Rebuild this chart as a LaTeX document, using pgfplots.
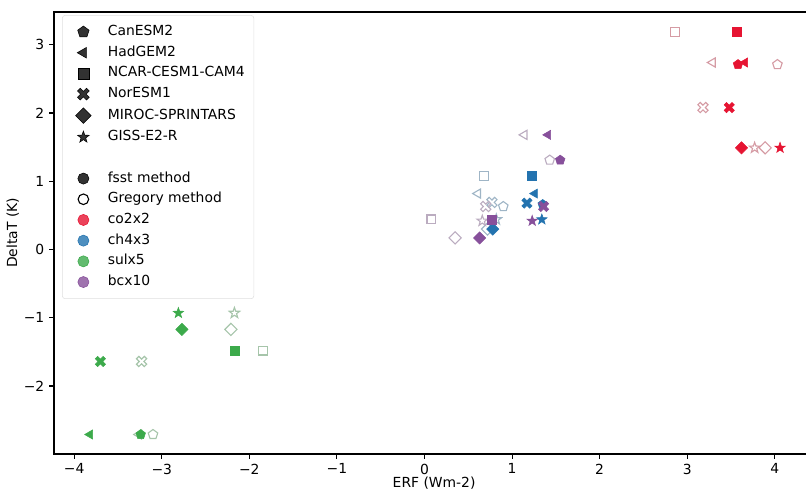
\documentclass[border=0pt]{standalone}
\usepackage{fontspec}
\setmainfont{DejaVu Sans}
\usepackage{pgfplots}
\pgfplotsset{compat=1.18}

\definecolor{cred}{RGB}{230,20,50}
\definecolor{cblue}{RGB}{35,115,175}
\definecolor{cgreen}{RGB}{60,170,75}
\definecolor{cpurp}{RGB}{135,80,155}

\newcommand\pathTri{%
 \pgfpathmoveto{\pgfqpointpolar{180}{\pgfplotmarksize}}%
 \pgfpathlineto{\pgfqpointpolar{60}{\pgfplotmarksize}}%
 \pgfpathlineto{\pgfqpointpolar{-60}{\pgfplotmarksize}}%
 \pgfpathclose}
\newcommand\pathDia{%
 \pgfpathmoveto{\pgfqpointpolar{0}{\pgfplotmarksize}}%
 \pgfpathlineto{\pgfqpointpolar{90}{\pgfplotmarksize}}%
 \pgfpathlineto{\pgfqpointpolar{180}{\pgfplotmarksize}}%
 \pgfpathlineto{\pgfqpointpolar{270}{\pgfplotmarksize}}%
 \pgfpathclose}
\newcommand\pathX{%
 \pgftransformrotate{45}%
 \pgfpathmoveto{\pgfqpoint{0.3\pgfplotmarksize}{\pgfplotmarksize}}%
 \pgfpathlineto{\pgfqpoint{0.3\pgfplotmarksize}{0.3\pgfplotmarksize}}%
 \pgfpathlineto{\pgfqpoint{\pgfplotmarksize}{0.3\pgfplotmarksize}}%
 \pgfpathlineto{\pgfqpoint{\pgfplotmarksize}{-0.3\pgfplotmarksize}}%
 \pgfpathlineto{\pgfqpoint{0.3\pgfplotmarksize}{-0.3\pgfplotmarksize}}%
 \pgfpathlineto{\pgfqpoint{0.3\pgfplotmarksize}{-\pgfplotmarksize}}%
 \pgfpathlineto{\pgfqpoint{-0.3\pgfplotmarksize}{-\pgfplotmarksize}}%
 \pgfpathlineto{\pgfqpoint{-0.3\pgfplotmarksize}{-0.3\pgfplotmarksize}}%
 \pgfpathlineto{\pgfqpoint{-\pgfplotmarksize}{-0.3\pgfplotmarksize}}%
 \pgfpathlineto{\pgfqpoint{-\pgfplotmarksize}{0.3\pgfplotmarksize}}%
 \pgfpathlineto{\pgfqpoint{-0.3\pgfplotmarksize}{0.3\pgfplotmarksize}}%
 \pgfpathlineto{\pgfqpoint{-0.3\pgfplotmarksize}{\pgfplotmarksize}}%
 \pgfpathclose}
\newcommand\pathStar{%
 \pgfpathmoveto{\pgfqpointpolar{90}{\pgfplotmarksize}}%
 \pgfpathlineto{\pgfqpointpolar{126}{0.4\pgfplotmarksize}}%
 \pgfpathlineto{\pgfqpointpolar{162}{\pgfplotmarksize}}%
 \pgfpathlineto{\pgfqpointpolar{198}{0.4\pgfplotmarksize}}%
 \pgfpathlineto{\pgfqpointpolar{234}{\pgfplotmarksize}}%
 \pgfpathlineto{\pgfqpointpolar{270}{0.4\pgfplotmarksize}}%
 \pgfpathlineto{\pgfqpointpolar{306}{\pgfplotmarksize}}%
 \pgfpathlineto{\pgfqpointpolar{342}{0.4\pgfplotmarksize}}%
 \pgfpathlineto{\pgfqpointpolar{18}{\pgfplotmarksize}}%
 \pgfpathlineto{\pgfqpointpolar{54}{0.4\pgfplotmarksize}}%
 \pgfpathclose}
\pgfdeclareplotmark{tril*}{\pathTri\pgfusepathqfillstroke}
\pgfdeclareplotmark{tril}{\pathTri\pgfusepathqstroke}
\pgfdeclareplotmark{dia*}{\pathDia\pgfusepathqfillstroke}
\pgfdeclareplotmark{dia}{\pathDia\pgfusepathqstroke}
\pgfdeclareplotmark{Xm*}{\pathX\pgfusepathqfillstroke}
\pgfdeclareplotmark{Xm}{\pathX\pgfusepathqstroke}
\pgfdeclareplotmark{st*}{\pathStar\pgfusepathqfillstroke}
\pgfdeclareplotmark{st}{\pathStar\pgfusepathqstroke}

\pgfplotsset{
 Can/.style={mark=pentagon#1, mark size=3.6pt},
 Had/.style={mark=tril#1, mark size=3.8pt},
 NCAR/.style={mark=square#1, mark size=3.2pt},
 Nor/.style={mark=Xm#1, mark size=4.0pt},
 MIR/.style={mark=dia#1, mark size=4.4pt},
 GIS/.style={mark=st#1, mark size=4.0pt},
 fs/.style={only marks, color=#1, fill=#1, line width=0.4pt, forget plot},
 gr/.style={only marks, color=#1!50!gray!55!white, line width=0.8pt, forget plot},
}

\begin{document}
\begin{tikzpicture}
\begin{axis}[
 scale only axis,
 width=547.3pt, height=318.2pt,
 xmin=-4.23, xmax=4.45, ymin=-2.995, ymax=3.48,
 xtick={-4,-3,-2,-1,0,1,2,3,4},
 xticklabels={−4,−3,−2,−1,0,1,2,3,4},
 ytick={-3,-2,-1,0,1,2,3},
 yticklabels={−3,−2,−1,0,1,2,3},
 tick align=outside, xtick pos=lower, ytick pos=left,
 major tick length=3.5pt,
 tick style={line width=0.8pt, black},
 axis line style={line width=0.8pt},
 xlabel={ERF (Wm-2)}, ylabel={DeltaT (K)},
 xlabel style={at={(axis description cs:0.5,-0.075)}, anchor=base, inner sep=0pt},
 ylabel style={at={(axis description cs:-0.0486,0.5)}, anchor=base, inner sep=0pt},
 legend cell align=left,
 legend style={at={(0.0106,0.993)}, anchor=north west, draw=black!12,
   rounded corners=2pt, fill=white, fill opacity=0.8, text opacity=1,
   inner xsep=6.6pt, inner ysep=7pt, row sep=4.9pt, column sep=12pt,
   nodes={inner sep=0pt, text height=7.5pt, text depth=2.5pt}},
]
\addlegendimage{only marks, black, fill=black, Can=*, mark size=4.3pt}
\addlegendentry{CanESM2}
\addlegendimage{only marks, black, fill=black, Had=*, mark size=4.4pt}
\addlegendentry{HadGEM2}
\addlegendimage{only marks, black, fill=black, NCAR=*, mark size=3.9pt}
\addlegendentry{NCAR-CESM1-CAM4}
\addlegendimage{only marks, black, fill=black, Nor=*, mark size=4.6pt}
\addlegendentry{NorESM1}
\addlegendimage{only marks, black, fill=black, MIR=*, mark size=5.6pt}
\addlegendentry{MIROC-SPRINTARS}
\addlegendimage{only marks, black, fill=black, GIS=*, mark size=4.4pt}
\addlegendentry{GISS-E2-R}
\addlegendimage{empty legend}
\addlegendentry{}
\addlegendimage{only marks, black, fill=black, mark=*, mark size=4pt}
\addlegendentry{fsst method}
\addlegendimage{only marks, black, mark=o, mark size=3.8pt, line width=0.8pt}
\addlegendentry{Gregory method}
\addlegendimage{only marks, cred, fill=cred, mark=*, mark size=4pt}
\addlegendentry{co2x2}
\addlegendimage{only marks, cblue, fill=cblue, mark=*, mark size=4pt}
\addlegendentry{ch4x3}
\addlegendimage{only marks, cgreen, fill=cgreen, mark=*, mark size=4pt}
\addlegendentry{sulx5}
\addlegendimage{only marks, cpurp, fill=cpurp, mark=*, mark size=4pt}
\addlegendentry{bcx10}

% co2x2 Gregory
\addplot[gr=cred, Can=] coordinates {(4.03,2.71)};
\addplot[gr=cred, Had=] coordinates {(3.29,2.74)};
\addplot[gr=cred, NCAR=] coordinates {(2.86,3.19)};
\addplot[gr=cred, Nor=] coordinates {(3.18,2.08)};
\addplot[gr=cred, MIR=] coordinates {(3.89,1.49)};
\addplot[gr=cred, GIS=] coordinates {(3.77,1.49)};
% ch4x3 Gregory
\addplot[gr=cblue, NCAR=] coordinates {(0.68,1.08)};
\addplot[gr=cblue, Had=] coordinates {(0.61,0.82)};
\addplot[gr=cblue, Nor=] coordinates {(0.77,0.69)};
\addplot[gr=cblue, Can=] coordinates {(0.90,0.63)};
\addplot[gr=cblue, GIS=] coordinates {(0.82,0.44)};
\addplot[gr=cblue, MIR=] coordinates {(0.72,0.30)};
% bcx10 Gregory
\addplot[gr=cpurp, Had=] coordinates {(1.14,1.68)};
\addplot[gr=cpurp, Can=] coordinates {(1.43,1.31)};
\addplot[gr=cpurp, Nor=] coordinates {(0.70,0.63)};
\addplot[gr=cpurp, GIS=] coordinates {(0.66,0.42)};
\addplot[gr=cpurp, NCAR=] coordinates {(0.08,0.44)};
\addplot[gr=cpurp, MIR=] coordinates {(0.35,0.17)};
% sulx5 Gregory
\addplot[gr=cgreen, GIS=] coordinates {(-2.17,-0.93)};
\addplot[gr=cgreen, MIR=] coordinates {(-2.21,-1.17)};
\addplot[gr=cgreen, NCAR=] coordinates {(-1.84,-1.48)};
\addplot[gr=cgreen, Nor=] coordinates {(-3.23,-1.64)};
\addplot[gr=cgreen, Had=] coordinates {(-3.26,-2.71)};
\addplot[gr=cgreen, Can=] coordinates {(-3.10,-2.71)};

% co2x2 fsst
\addplot[fs=cred, Can=*] coordinates {(3.58,2.71)};
\addplot[fs=cred, Had=*] coordinates {(3.66,2.74)};
\addplot[fs=cred, NCAR=*] coordinates {(3.57,3.19)};
\addplot[fs=cred, Nor=*] coordinates {(3.48,2.08)};
\addplot[fs=cred, MIR=*] coordinates {(3.62,1.49)};
\addplot[fs=cred, GIS=*] coordinates {(4.06,1.49)};
% ch4x3 fsst
\addplot[fs=cblue, NCAR=*] coordinates {(1.23,1.08)};
\addplot[fs=cblue, Had=*] coordinates {(1.26,0.82)};
\addplot[fs=cblue, Nor=*] coordinates {(1.17,0.68)};
\addplot[fs=cblue, Can=*] coordinates {(1.35,0.66)};
\addplot[fs=cblue, GIS=*] coordinates {(1.34,0.44)};
\addplot[fs=cblue, MIR=*] coordinates {(0.78,0.30)};
% bcx10 fsst
\addplot[fs=cpurp, Had=*] coordinates {(1.41,1.68)};
\addplot[fs=cpurp, Can=*] coordinates {(1.55,1.31)};
\addplot[fs=cpurp, Nor=*] coordinates {(1.36,0.63)};
\addplot[fs=cpurp, GIS=*] coordinates {(1.23,0.42)};
\addplot[fs=cpurp, NCAR=*] coordinates {(0.77,0.44)};
\addplot[fs=cpurp, MIR=*] coordinates {(0.63,0.17)};
% sulx5 fsst
\addplot[fs=cgreen, GIS=*] coordinates {(-2.81,-0.93)};
\addplot[fs=cgreen, MIR=*] coordinates {(-2.77,-1.17)};
\addplot[fs=cgreen, NCAR=*] coordinates {(-2.17,-1.48)};
\addplot[fs=cgreen, Nor=*] coordinates {(-3.70,-1.64)};
\addplot[fs=cgreen, Had=*] coordinates {(-3.82,-2.71)};
\addplot[fs=cgreen, Can=*] coordinates {(-3.24,-2.71)};
\end{axis}
\pgfresetboundingbox
\useasboundingbox ([shift={(-38.9pt,-28.8pt)}]current axis.south west) rectangle ([shift={(541.4pt,8.64pt)}]current axis.north west);
\end{tikzpicture}
\end{document}
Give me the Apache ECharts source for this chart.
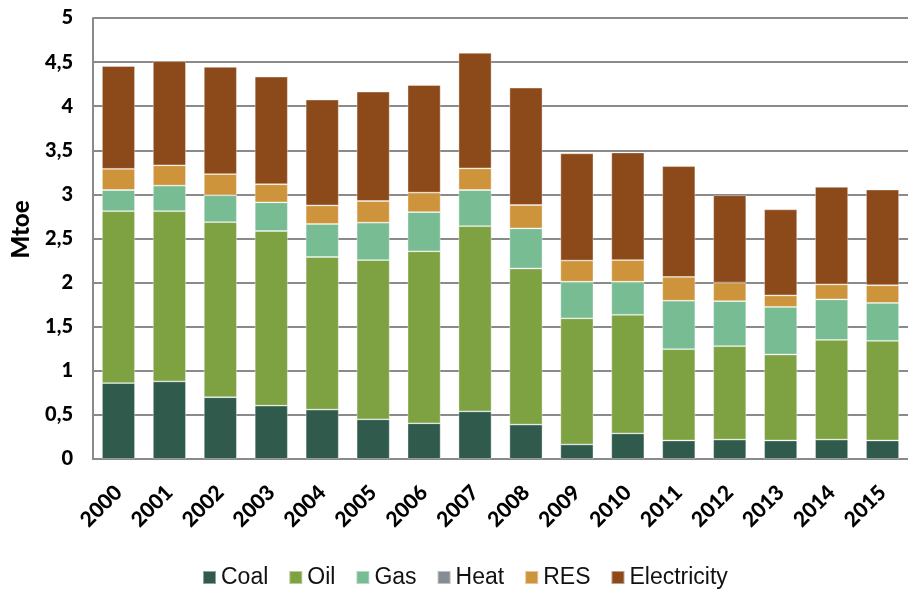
<!DOCTYPE html>
<html>
<head>
<meta charset="utf-8">
<script src="https://cdn.jsdelivr.net/npm/echarts@6/dist/echarts.min.js"></script>
<style>
  html, body { margin: 0; padding: 0; background: #fff; }
  #chart { width: 908px; height: 591px; }
</style>
</head>
<body>
<div id="chart"></div>
<script>
var years = ['2000', '2001', '2002', '2003', '2004', '2005', '2006', '2007',
             '2008', '2009', '2010', '2011', '2012', '2013', '2014', '2015'];
var coal = [0.86, 0.88, 0.70, 0.605, 0.56, 0.45, 0.405, 0.54, 0.39, 0.165, 0.29, 0.21, 0.22, 0.21, 0.22, 0.21];
var oil = [1.95, 1.93, 1.985, 1.98, 1.73, 1.805, 1.95, 2.10, 1.77, 1.43, 1.345, 1.035, 1.06, 0.975, 1.13, 1.13];
var gas = [0.24, 0.29, 0.305, 0.325, 0.375, 0.425, 0.445, 0.41, 0.455, 0.415, 0.375, 0.55, 0.51, 0.54, 0.46, 0.43];
var heat = [0, 0, 0, 0, 0, 0, 0, 0, 0, 0, 0, 0, 0, 0, 0, 0];
var res = [0.24, 0.23, 0.24, 0.205, 0.21, 0.245, 0.22, 0.245, 0.265, 0.24, 0.245, 0.27, 0.21, 0.13, 0.17, 0.20];
var electricity = [1.165, 1.18, 1.215, 1.22, 1.20, 1.24, 1.22, 1.31, 1.33, 1.215, 1.22, 1.255, 0.99, 0.975, 1.105, 1.085];

function bar(name, color, data) {
    return {
        name: name,
        type: 'bar',
        stack: 'total',
        barWidth: 33,
        itemStyle: {
            color: color,
            borderColor: 'rgba(255,255,255,0.45)',
            borderWidth: 0.8
        },
        data: data
    };
}

var myChart = echarts.init(document.getElementById('chart'));
myChart.setOption({
    backgroundColor: '#ffffff',
    animation: false,
    grid: {
        left: 93,
        right: -6,
        top: 18,
        bottom: 132
    },
    legend: {
        left: 197,
        top: 561,
        itemWidth: 13,
        itemHeight: 13,
        itemGap: 20,
        icon: 'rect',
        textStyle: {
            fontFamily: 'Liberation Sans',
            fontSize: 23,
            color: '#111'
        },
        data: ['Coal', 'Oil', 'Gas', 'Heat', 'RES', 'Electricity']
    },
    xAxis: {
        type: 'category',
        data: years,
        axisTick: { show: false },
        axisLine: {
            lineStyle: { color: '#8a8a8a', width: 2 }
        },
        axisLabel: {
            interval: 0,
            rotate: 45,
            margin: 30,
            fontFamily: 'Lato',
            fontWeight: 900,
            fontSize: 21,
            color: '#000'
        }
    },
    yAxis: {
        type: 'value',
        min: 0,
        max: 5,
        interval: 0.5,
        name: 'Mtoe',
        nameLocation: 'middle',
        nameRotate: 90,
        nameGap: 60,
        nameTextStyle: {
            fontFamily: 'Lato',
            fontWeight: 900,
            fontSize: 24,
            color: '#000',
            padding: [0, 0, 0, 18]
        },
        axisLine: {
            show: true,
            lineStyle: { color: '#8a8a8a', width: 2 }
        },
        axisTick: { show: false },
        splitLine: {
            lineStyle: { color: '#8a8a8a', width: 2 }
        },
        axisLabel: {
            margin: 20,
            fontFamily: 'Lato',
            fontWeight: 900,
            fontSize: 20,
            color: '#000',
            formatter: function (v) { return String(v).replace('.', ','); }
        }
    },
    series: [
        bar('Coal', '#2f5a4c', coal),
        bar('Oil', '#7ea142', oil),
        bar('Gas', '#78bc94', gas),
        bar('Heat', '#868c93', heat),
        bar('RES', '#ce943c', res),
        bar('Electricity', '#8c4a1a', electricity)
    ]
});
</script>
</body>
</html>
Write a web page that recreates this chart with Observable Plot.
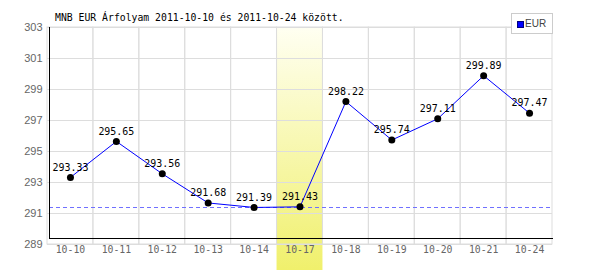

_WHAT THE TASK REQUIRES_. Copy out every line that includes the word "this".

_FULL ANSWER_.
Rebuild this chart as a LaTeX document, using pgfplots.
Give me the Apache ECharts source for this chart.
Write a web page that recreates this chart with Observable Plot.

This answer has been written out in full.